Fashioned in the Amami islands of Japan, Oshima Tsumugi silk has long been admired
for its understated beauty, incredible softness, and comfortable lightness suitable for all
seasons. The fabric is created through a remarkable and laborious process involving
two stages of weaving and over 100 rounds of dyeing. First, white silk threads are
woven to mark and bind patterned area with cotton threads, and then disassembled.
The wefts (horizontal threads) and the warps (vertical threads) are separately dyed with
plant juice, taken from a type of locally grown rose bush, and mud. Mud gives shimmer
and tender texture to the silk. After the cotton binds are removed, and sometimes more
colors are added (see the brown sections of some of the patterns in this kimono), the
wefts and the warps are woven into a final product. The entire process can take up to
one year.

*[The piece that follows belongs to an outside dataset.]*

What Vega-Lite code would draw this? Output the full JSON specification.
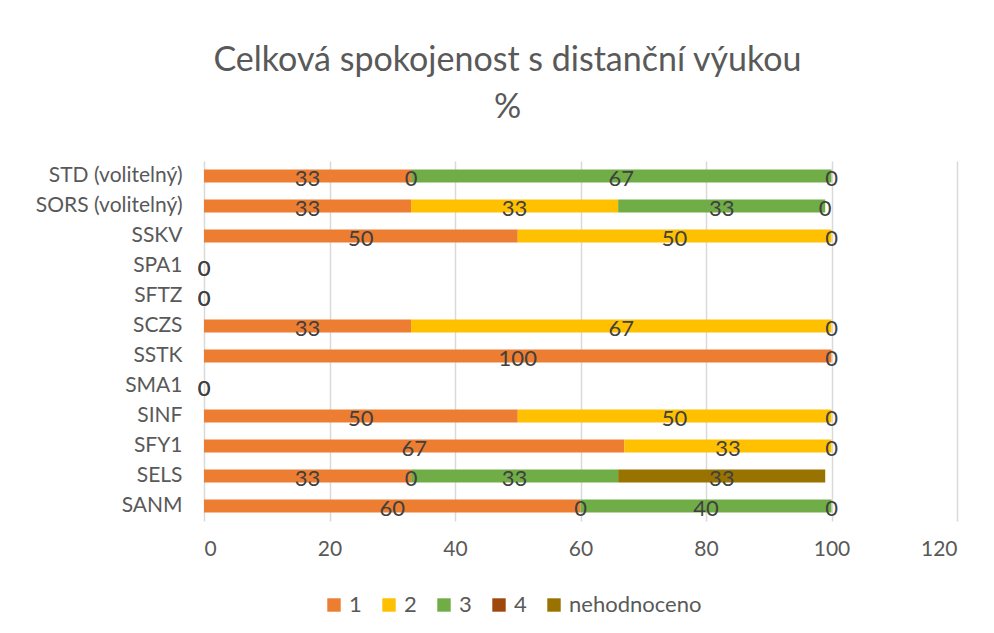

Despite the high production values and complexities, however, Oshima
Tsumugi kimono can be worn only for non-ceremonial occasions, since woven fabric is
considered to be a less elevated technique than paint-dyed fabric.

Subject Matter:

Tsumugi is a type of soft fabric woven from raw silk, often worn for casual occasions.  The typical tsumugi types include Ooshima, Yuki, Shinozawa, Ueda, named after its area of production.

The inner lining includes eight different parts (hakkake) on the bottom and sleeve edges that gives the inner lining a more colorful appearance.  



 

Physical Description:

Red-brown tsumugi kimono with interwoven light brown hijiki (weaving shuttle) motifs with a silk white and brown lining.